The Author's Answers


Welcome to The Author's Answers page! Here you will find a series of posts that will pertain a question that has been submitted on the Ask The Author page followed by an answer written by The Author. If you wish to submit a question to The Author please find the button below that will take you to the Ask The Author page.

1 May 2026

“What is up with Erika Kirk’s evil eyes?”
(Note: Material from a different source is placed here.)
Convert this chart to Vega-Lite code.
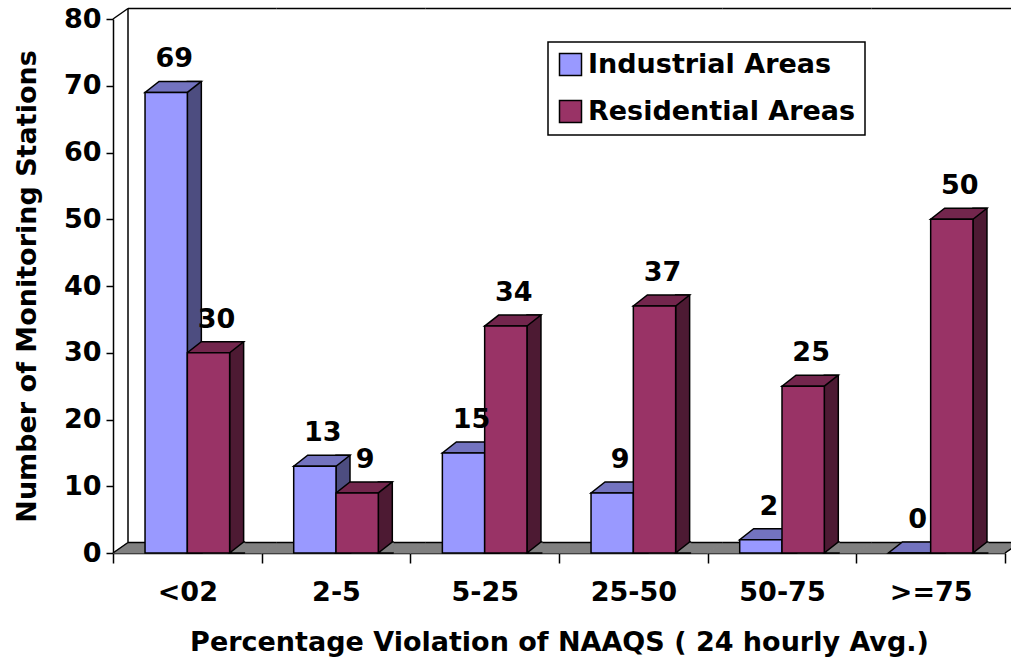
{
  "$schema": "https://vega.github.io/schema/vega-lite/v6.json",
  "width": 892,
  "height": 534,
  "autosize": {"type": "none"},
  "padding": {"left": 113, "top": 19, "right": 6, "bottom": 108},
  "background": "white",
  "config": {
    "view": {"stroke": null},
    "font": "DejaVu Sans",
    "axis": {
      "labelFont": "DejaVu Sans", "labelFontSize": 27, "labelFontWeight": "bold", "labelColor": "black",
      "titleFont": "DejaVu Sans", "titleFontSize": 27, "titleFontWeight": "bold", "titleColor": "black",
      "domainColor": "black", "domainWidth": 1.5, "tickColor": "black", "tickWidth": 1.5,
      "grid": false, "zindex": 1
    },
    "axisX": {"tickSize": 10, "tickBand": "extent", "labelPadding": 16, "titlePadding": 24, "labelAngle": 0},
    "axisY": {"tickSize": 7, "labelPadding": 5, "titlePadding": 22},
    "legend": {
      "orient": "none", "legendX": 435, "legendY": 23, "title": null,
      "symbolType": "square", "symbolSize": 484, "symbolStrokeColor": "black", "symbolStrokeWidth": 1.5, "symbolOpacity": 1,
      "labelFont": "DejaVu Sans", "labelFontSize": 27, "labelFontWeight": "bold", "labelColor": "black", "labelLimit": 0,
      "labelOffset": 4, "padding": 9, "rowPadding": 18,
      "strokeColor": "black", "strokeWidth": 1.5, "fillColor": "white"
    }
  },
  "data": {
    "values": [
      {"cat": "<02", "series": "Industrial Areas", "value": 69},
      {"cat": "<02", "series": "Residential Areas", "value": 30},
      {"cat": "2-5", "series": "Industrial Areas", "value": 13},
      {"cat": "2-5", "series": "Residential Areas", "value": 9},
      {"cat": "5-25", "series": "Industrial Areas", "value": 15},
      {"cat": "5-25", "series": "Residential Areas", "value": 34},
      {"cat": "25-50", "series": "Industrial Areas", "value": 9},
      {"cat": "25-50", "series": "Residential Areas", "value": 37},
      {"cat": "50-75", "series": "Industrial Areas", "value": 2},
      {"cat": "50-75", "series": "Residential Areas", "value": 25},
      {"cat": ">=75", "series": "Industrial Areas", "value": 0},
      {"cat": ">=75", "series": "Residential Areas", "value": 50}
    ]
  },
  "layer": [
    {
      "transform": [{"filter": "datum.series === 'Industrial Areas'"}],
      "mark": {"type": "point", "shape": "M-74.33,0L74.33,0L89.33,-10.5L-59.33,-10.5Z", "size": 4, "filled": true, "fill": "#808080", "stroke": "#808080", "strokeWidth": 1, "opacity": 1},
      "encoding": {
        "x": {"field": "cat", "type": "nominal", "title": "Percentage Violation of NAAQS ( 24 hourly Avg.)", "scale": {"domain": ["<02", "2-5", "5-25", "25-50", "50-75", ">=75"], "paddingInner": 0, "paddingOuter": 0}},
        "y": {"datum": 0, "type": "quantitative", "scale": {"domain": [0, 80], "nice": false}}
      }
    },
    {
      "transform": [{"filter": "datum.series === 'Industrial Areas'"}],
      "mark": {"type": "point", "shape": "M-59.33,-10.5L89.33,-10.5", "size": 4, "filled": false, "stroke": "black", "strokeWidth": 1.5, "opacity": 1},
      "encoding": {
        "x": {"field": "cat", "type": "nominal", "title": "Percentage Violation of NAAQS ( 24 hourly Avg.)", "scale": {"domain": ["<02", "2-5", "5-25", "25-50", "50-75", ">=75"], "paddingInner": 0, "paddingOuter": 0}},
        "y": {"datum": 0, "type": "quantitative", "scale": {"domain": [0, 80], "nice": false}}
      }
    },
    {
      "transform": [{"filter": "datum.series === 'Industrial Areas'"}],
      "mark": {"type": "point", "shape": "M-59.33,-10.5L89.33,-10.5", "size": 4, "filled": false, "stroke": "black", "strokeWidth": 1.5, "opacity": 1},
      "encoding": {
        "x": {"field": "cat", "type": "nominal", "title": "Percentage Violation of NAAQS ( 24 hourly Avg.)", "scale": {"domain": ["<02", "2-5", "5-25", "25-50", "50-75", ">=75"], "paddingInner": 0, "paddingOuter": 0}},
        "y": {"datum": 80, "type": "quantitative", "scale": {"domain": [0, 80], "nice": false}}
      }
    },
    {
      "transform": [{"filter": "datum.series === 'Industrial Areas' && datum.cat === '<02'"}],
      "mark": {"type": "rule", "xOffset": -59.33, "yOffset": -10.5, "y2Offset": -10.5, "color": "black", "strokeWidth": 1.5},
      "encoding": {
        "x": {"datum": "<02", "type": "nominal", "scale": {"domain": ["<02", "2-5", "5-25", "25-50", "50-75", ">=75"], "paddingInner": 0, "paddingOuter": 0}},
        "y": {"datum": 80, "type": "quantitative", "scale": {"domain": [0, 80], "nice": false}},
        "y2": {"datum": 0}
      }
    },
    {
      "transform": [{"filter": "datum.series === 'Industrial Areas' && datum.cat === '<02'"}],
      "mark": {"type": "point", "shape": "M-74.33,0L-59.33,-10.5", "size": 4, "filled": false, "stroke": "black", "strokeWidth": 1.5, "opacity": 1},
      "encoding": {
        "x": {"datum": "<02", "type": "nominal", "scale": {"domain": ["<02", "2-5", "5-25", "25-50", "50-75", ">=75"], "paddingInner": 0, "paddingOuter": 0}},
        "y": {"datum": 80, "type": "quantitative", "scale": {"domain": [0, 80], "nice": false}}
      }
    },
    {
      "transform": [{"filter": "datum.series === 'Industrial Areas' && datum.cat === '<02'"}],
      "mark": {"type": "point", "shape": "M-74.33,0L-59.33,-10.5", "size": 4, "filled": false, "stroke": "black", "strokeWidth": 1.5, "opacity": 1},
      "encoding": {
        "x": {"datum": "<02", "type": "nominal", "scale": {"domain": ["<02", "2-5", "5-25", "25-50", "50-75", ">=75"], "paddingInner": 0, "paddingOuter": 0}},
        "y": {"datum": 0, "type": "quantitative", "scale": {"domain": [0, 80], "nice": false}}
      }
    },
    {
      "transform": [{"filter": "datum.series === 'Industrial Areas' && datum.cat === '>=75'"}],
      "mark": {"type": "point", "shape": "M74.33,0L89.33,-10.5", "size": 4, "filled": false, "stroke": "black", "strokeWidth": 1.5, "opacity": 1},
      "encoding": {
        "x": {"datum": ">=75", "type": "nominal", "scale": {"domain": ["<02", "2-5", "5-25", "25-50", "50-75", ">=75"], "paddingInner": 0, "paddingOuter": 0}},
        "y": {"datum": 0, "type": "quantitative", "scale": {"domain": [0, 80], "nice": false}}
      }
    },
    {
      "transform": [{"filter": "datum.series === 'Industrial Areas'"}],
      "mark": {"type": "bar", "width": 14, "xOffset": 7, "yOffset": -11, "fill": "#4D4D80", "stroke": "black", "strokeWidth": 1.5},
      "encoding": {
        "x": {"field": "cat", "type": "nominal", "title": "Percentage Violation of NAAQS ( 24 hourly Avg.)", "scale": {"domain": ["<02", "2-5", "5-25", "25-50", "50-75", ">=75"], "paddingInner": 0, "paddingOuter": 0}},
        "y": {"field": "value", "type": "quantitative", "title": "Number of Monitoring Stations", "stack": null, "scale": {"domain": [0, 80], "nice": false}, "axis": {"values": [0, 10, 20, 30, 40, 50, 60, 70, 80]}}
      }
    },
    {
      "transform": [{"filter": "datum.series === 'Residential Areas'"}],
      "mark": {"type": "bar", "width": 14, "xOffset": 49.3, "yOffset": -11, "fill": "#4D1A33", "stroke": "black", "strokeWidth": 1.5},
      "encoding": {
        "x": {"field": "cat", "type": "nominal", "title": "Percentage Violation of NAAQS ( 24 hourly Avg.)", "scale": {"domain": ["<02", "2-5", "5-25", "25-50", "50-75", ">=75"], "paddingInner": 0, "paddingOuter": 0}},
        "y": {"field": "value", "type": "quantitative", "title": "Number of Monitoring Stations", "stack": null, "scale": {"domain": [0, 80], "nice": false}, "axis": {"values": [0, 10, 20, 30, 40, 50, 60, 70, 80]}}
      }
    },
    {
      "mark": {"type": "point", "shape": "M36.65,0L21.15,0L35.15,-11L36.65,-11", "size": 4, "filled": true, "fill": "#808080", "stroke": "black", "strokeWidth": 1.5, "opacity": 1},
      "encoding": {
        "x": {"field": "cat", "type": "nominal", "title": "Percentage Violation of NAAQS ( 24 hourly Avg.)", "scale": {"domain": ["<02", "2-5", "5-25", "25-50", "50-75", ">=75"], "paddingInner": 0, "paddingOuter": 0}},
        "xOffset": {"field": "series", "type": "nominal", "scale": {"domain": ["Industrial Areas", "Residential Areas"], "paddingInner": 0, "paddingOuter": 0.7573}},
        "y": {"datum": 0, "type": "quantitative", "scale": {"domain": [0, 80], "nice": false}}
      }
    },
    {
      "mark": {"type": "point", "shape": "M-21.15,0L21.15,0L35.15,-11L-7.15,-11Z", "size": 4, "filled": true, "stroke": "black", "strokeWidth": 1.5, "opacity": 1},
      "encoding": {
        "x": {"field": "cat", "type": "nominal", "title": "Percentage Violation of NAAQS ( 24 hourly Avg.)", "scale": {"domain": ["<02", "2-5", "5-25", "25-50", "50-75", ">=75"], "paddingInner": 0, "paddingOuter": 0}},
        "xOffset": {"field": "series", "type": "nominal", "scale": {"domain": ["Industrial Areas", "Residential Areas"], "paddingInner": 0, "paddingOuter": 0.7573}},
        "y": {"field": "value", "type": "quantitative", "title": "Number of Monitoring Stations", "stack": null, "scale": {"domain": [0, 80], "nice": false}, "axis": {"values": [0, 10, 20, 30, 40, 50, 60, 70, 80]}},
        "fill": {"condition": {"test": "datum.series === 'Industrial Areas'", "value": "#7373BF"}, "value": "#73264D"}
      }
    },
    {
      "mark": {"type": "bar", "stroke": "black", "strokeWidth": 1.5},
      "encoding": {
        "x": {"field": "cat", "type": "nominal", "title": "Percentage Violation of NAAQS ( 24 hourly Avg.)", "scale": {"domain": ["<02", "2-5", "5-25", "25-50", "50-75", ">=75"], "paddingInner": 0, "paddingOuter": 0}},
        "xOffset": {"field": "series", "type": "nominal", "scale": {"domain": ["Industrial Areas", "Residential Areas"], "paddingInner": 0, "paddingOuter": 0.7573}},
        "y": {"field": "value", "type": "quantitative", "title": "Number of Monitoring Stations", "stack": null, "scale": {"domain": [0, 80], "nice": false}, "axis": {"values": [0, 10, 20, 30, 40, 50, 60, 70, 80]}},
        "color": {"field": "series", "type": "nominal", "scale": {"domain": ["Industrial Areas", "Residential Areas"], "range": ["#9999FF", "#993366"]}, "legend": {"title": null}}
      }
    },
    {
      "mark": {"type": "text", "dx": 8, "dy": -33, "font": "DejaVu Sans", "fontSize": 27, "fontWeight": "bold", "color": "black", "baseline": "middle", "align": "center"},
      "encoding": {
        "x": {"field": "cat", "type": "nominal", "title": "Percentage Violation of NAAQS ( 24 hourly Avg.)", "scale": {"domain": ["<02", "2-5", "5-25", "25-50", "50-75", ">=75"], "paddingInner": 0, "paddingOuter": 0}},
        "xOffset": {"field": "series", "type": "nominal", "scale": {"domain": ["Industrial Areas", "Residential Areas"], "paddingInner": 0, "paddingOuter": 0.7573}},
        "y": {"field": "value", "type": "quantitative", "title": "Number of Monitoring Stations", "stack": null, "scale": {"domain": [0, 80], "nice": false}, "axis": {"values": [0, 10, 20, 30, 40, 50, 60, 70, 80]}},
        "text": {"field": "value", "type": "quantitative"}
      }
    }
  ]
}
Erika Kirk is a former pageant competitor, an evangelical public figure, and the current CEO of Turning Point USA—every lane of which teaches you that your presence is a tool and your eyes are the sharpest part of it. What she's doing, consciously or not at this level of depth (she has been doing this for almost two decades, it’s likely just second nature) is dominance-through-sustained-gaze. It's supposed to make the person on the receiving end feel singularly seen, slightly destabilized but chosen at the same time—but it can only be completed by the social loop. The camera breaks it. It has nothing to do with her eyes. She's looking into a camera instead of at people. What you're seeing isn't evil, it's unrelenting. Without the other person to close the social loop it's missing what's called interbrain synchrony—this is what this whole system, the way she wants to use it, needs to function. Without it she is just amplifying herself—unrelenting. 

I contemplated ending my answer there but I can't let that be it in good conscience. If someone in her realm were to realize where the disconnect is, it won't be by fixing her eyes but changing the context she's placed in—it'll just look different. More rally content, more rooms, more people on camera already caught in it.

“What does The Quiet Analysis mean?”

Someone who quietly analyzes. Not everything means something else, sometimes what you have in front of you is the answer. 

“How do you stay objective on topics you have strong opinions about?”

Well, I won't lie, I am an extremely objective person. I try not to form opinions without having as many of the facts as I can first. However, I am human, I have emotions that can get charged over certain topics; but my emotions are not other people’s problem to navigate or solve. Understanding that opinions are emotionally backed rather than factual helps clear what can and cannot be used in a productive conversation—that’s what I am here for. Productive conversation, not emotional validation.

17 April 2026

How long does it take you to write an essay?

The writing itself, not very long as long as I don't overthink my word choice. However, for each of my pieces that require it, I do thorough research trying to gain a deeper understanding of every perspective involved and to fully grasp the concepts at hand. This entire process takes me anywhere between a week to three on top of my life.

Where do philosophy and systems thinking intersect for you?

In my mind it's a circle. You can not build a system without holding regards for the individuals within to or around it. That's like basic ethics which is an umbrella term under philosophy.

How do you decide what topics to write about?

Whatever I find intriguing, interesting, or undernoticed.

How much of your identity is your own versus inherited?

All of your identity is your own and all of it can still be inherited or none of it. You are you, no one else can come along and take labels off. However, if you don't like the label, take it off and act accordingly.

Do we have free will?

I love this question because I will argue my answer until my last breath. No. First of all, you don't even have free thinking in America because of the way media is produced and received. Scientifically, also no, because when presented with a choice your mind has already decided before you come to the conclusion. But also might I add, if you had free will would you actually be sitting here questioning it? No, you would be too busy acting freely.